Дети и Мария обслуживали нас до тех пор, пока мы не окончили институт, стирали белье, крахмалили, гладили; иногда они приглашали в гости, одним словом, были благодарны... Мы гордились за свое милосердие, и эта история в конце концов стала достоянием институтской общественности, была, помнится, статья в стенгазете.

В то время можно было учиться на двух факультетах, все зависело от того, как позволяло время и способности. Я вначале слушал лекции на металлургическом факультете, но уже после первого семестра ходил на лекции машиностроительного факультета, сдавал экзамены и зачеты по двум специальностям.

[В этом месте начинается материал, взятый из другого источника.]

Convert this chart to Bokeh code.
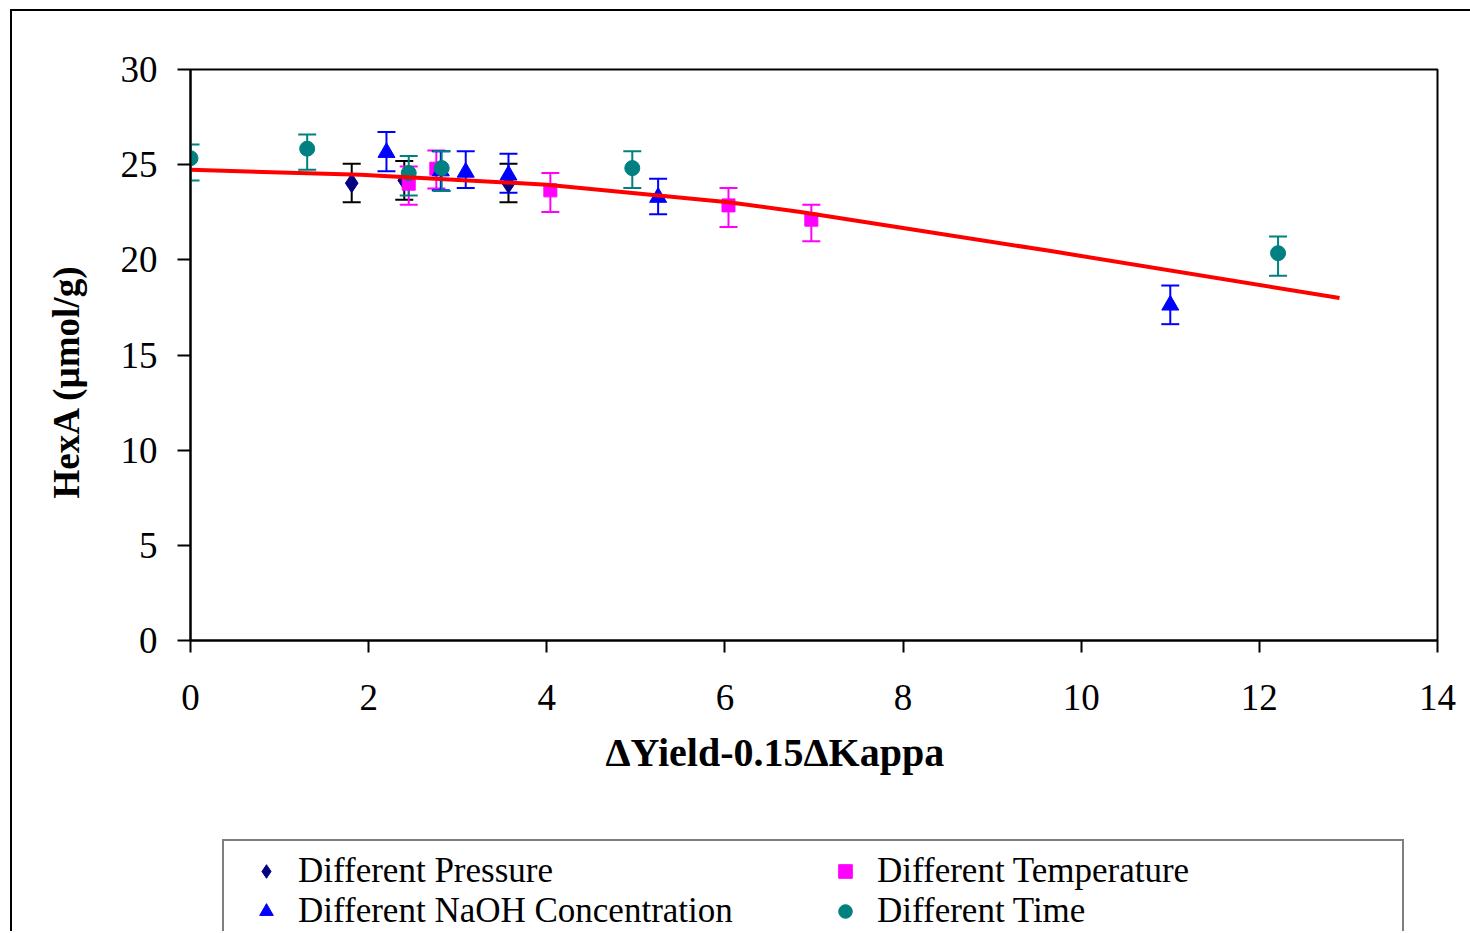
from bokeh.plotting import figure
from bokeh.layouts import column
from bokeh.models import (ColumnDataSource, Whisker, TeeHead, Legend, LegendItem,
                          FixedTicker, Title)
from bokeh.embed import file_html
from bokeh.resources import INLINE

# ---------------- data ----------------
x_ticks = [0, 2, 4, 6, 8, 10, 12, 14]
y_ticks = [0, 5, 10, 15, 20, 25, 30]

pressure_x = [1.81, 2.40, 3.57]
pressure_y = [24.03, 24.17, 24.00]
pressure_lo = [23.03, 23.16, 23.03]
pressure_hi = [25.05, 25.19, 25.05]

temp_x = [2.45, 2.76, 4.04, 6.04, 6.97]
temp_y = [24.00, 24.79, 23.65, 22.86, 22.11]
temp_lo = [22.90, 23.75, 22.51, 21.72, 20.97]
temp_hi = [24.91, 25.75, 24.56, 23.77, 22.90]

naoh_x = [2.20, 2.81, 3.09, 3.57, 5.25, 11.00]
naoh_y = [25.64, 24.67, 24.60, 24.45, 23.28, 17.62]
naoh_lo = [24.66, 23.65, 23.77, 23.53, 22.39, 16.62]
naoh_hi = [26.71, 25.70, 25.70, 25.58, 24.26, 18.65]

time_x = [0.00, 1.31, 2.45, 2.82, 4.96, 12.21]
time_y = [25.34, 25.84, 24.56, 24.82, 24.82, 20.35]
time_lo = [24.17, 24.73, 23.38, 23.61, 23.77, 19.16]
time_hi = [26.06, 26.59, 25.45, 25.70, 25.70, 21.23]

fit_x = [0.00, 1.91, 4.00, 6.04, 6.85, 8.00, 9.66, 12.90]
fit_y = [24.73, 24.47, 23.95, 23.03, 22.51, 21.67, 20.46, 17.99]

labels = ["Different Pressure", "Different Temperature",
          "Different NaOH Concentration", "Different Time"]
x_title = "\u0394Yield-0.15\u0394Kappa"
y_title = "HexA (\u00b5mol/g)"

FONT = "Liberation Serif"

p = figure(frame_width=1247, frame_height=571,
           x_range=(0, 14), y_range=(0, 30),
           output_backend="svg", toolbar_location=None,
           min_border_left=178, min_border_top=58,
           min_border_right=30, min_border_bottom=160,
           background_fill_color="white", border_fill_color="white")

p.xgrid.visible = False
p.ygrid.visible = False
p.outline_line_color = "black"
p.outline_line_width = 2
p.outline_line_alpha = 1

for ax in (p.xaxis[0], p.yaxis[0]):
    ax.axis_line_color = "black"
    ax.axis_line_width = 2
    ax.major_tick_line_color = "black"
    ax.major_tick_line_width = 2
    ax.major_tick_in = 0
    ax.minor_tick_line_color = None
    ax.major_label_text_font = FONT
    ax.major_label_text_font_size = "37px"
    ax.major_label_text_color = "black"

p.xaxis.ticker = FixedTicker(ticks=x_ticks)
p.yaxis.ticker = FixedTicker(ticks=y_ticks)
p.xaxis.major_tick_out = 12
p.yaxis.major_tick_out = 13
p.xaxis.major_label_standoff = 32
p.yaxis.major_label_standoff = 20

xt = Title(text=x_title, text_font=FONT, text_font_size="40px",
           text_font_style="bold", text_color="black",
           align="left", offset=415, standoff=30)
p.add_layout(xt, "below")
yt = Title(text=y_title, text_font=FONT, text_font_size="37px",
           text_font_style="bold", text_color="black",
           align="left", offset=142, standoff=62)
p.add_layout(yt, "left")

series = [
    (pressure_x, pressure_y, pressure_lo, pressure_hi, "diamond", "#000080", "black", 19),
    (temp_x, temp_y, temp_lo, temp_hi, "square", "#FF00FF", "#FF00FF", 13),
    (naoh_x, naoh_y, naoh_lo, naoh_hi, "triangle", "#0000FF", "#0000FF", 17),
    (time_x, time_y, time_lo, time_hi, "circle", "#008080", "#008080", 15),
]

# legend strip below the chart
p2 = figure(frame_width=1458, frame_height=131, x_range=(0, 1), y_range=(0, 1),
            output_backend="svg", toolbar_location=None,
            x_axis_location=None, y_axis_location=None,
            min_border=0, outline_line_color=None,
            background_fill_color="white", border_fill_color="white")
p2.xgrid.visible = False
p2.ygrid.visible = False

legend_renderers = []
for xs, ys, lo, hi, marker, mcol, ecol, size in series:
    src = ColumnDataSource(dict(x=xs, y=ys, lo=lo, hi=hi))
    w = Whisker(source=src, base="x", lower="lo", upper="hi",
                line_color=ecol, line_width=2,
                upper_head=TeeHead(size=18, line_color=ecol, line_width=2),
                lower_head=TeeHead(size=18, line_color=ecol, line_width=2))
    p.add_layout(w)
    p.scatter("x", "y", source=src, marker=marker, size=size,
              fill_color=mcol, line_color=mcol)
    lr = p2.scatter(x=[-5], y=[-5], marker=marker, size=size,
                    fill_color=mcol, line_color=mcol)
    legend_renderers.append(lr)

p.line(fit_x, fit_y, line_color="#FF0000", line_width=4)

items = [LegendItem(label=lab, renderers=[r]) for lab, r in zip(labels, legend_renderers)]
legend = Legend(items=items, orientation="horizontal", ncols=2,
                location=(210, -12),
                label_text_font=FONT, label_text_font_size="35px",
                label_text_color="black",
                glyph_width=64, glyph_height=34, label_height=10,
                label_standoff=0, label_width=515,
                spacing=0, padding=10, margin=0,
                border_line_color="black", border_line_width=2,
                background_fill_color="white", background_fill_alpha=1)
p2.add_layout(legend, "center")

layout = column(p, p2, spacing=0)
layout.margin = (9, 0, 0, 10)
layout.styles = {"border-left": "2px solid black", "border-top": "2px solid black"}

open("out.html", "w").write(file_html(layout, INLINE))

В те годы Академия наук СССР была в Ленинграде, и в нашем институте читали лекции двенадцать академиков, а уж про докторов наук и говорить нечего. Да и город на Неве был не тот, что нынче — дворцы и особняки все еще блистали яркостью архитектурных ансамблей.

Невский был устлан настоящей брусчаткой, фаэтоны извозчиков блистали лакировкой, а рысаки в упряжках выглядели один краше другого, смотреть на них собирались толпы праздного народа, словно на выход августейшей особы... Что же касается людей того времени, то они, на мой взгляд, были более представительными и элегантными, в полном смысле столичными жителями.

Ах, Невский, воспетый в русской классической литературе! Как отрадно было, не спеша, в свое удовольствие, пройтись по твоей мостовой, под уютными фонарями среди чинно гуляющей толпы.

Закованные в гранит берега каналов, чудные перекидные мосты. Набережная Невы с ее освежающей прохладой, скользящие по реке пароходы с веселой, праздной публикой... А театры! Милая «Мариинка» с Лепешинской, Улановой, Лемешевым, «Пушкинка» с Фередко, мюзик-холл с молодым Утесовым...

А музеи, какие были музеи! Эрмитаж, еще не разграбленный своими правителями. Русский музей. Кунсткамера. Царское село. Гатчина. Павловск... Все они были еще свеженькие, нарядные, пылали золотой краской.

В 30-е годы Ленинград все еще по-прежнему оставался столицей высокой культуры, прекрасной архитектуры и науки.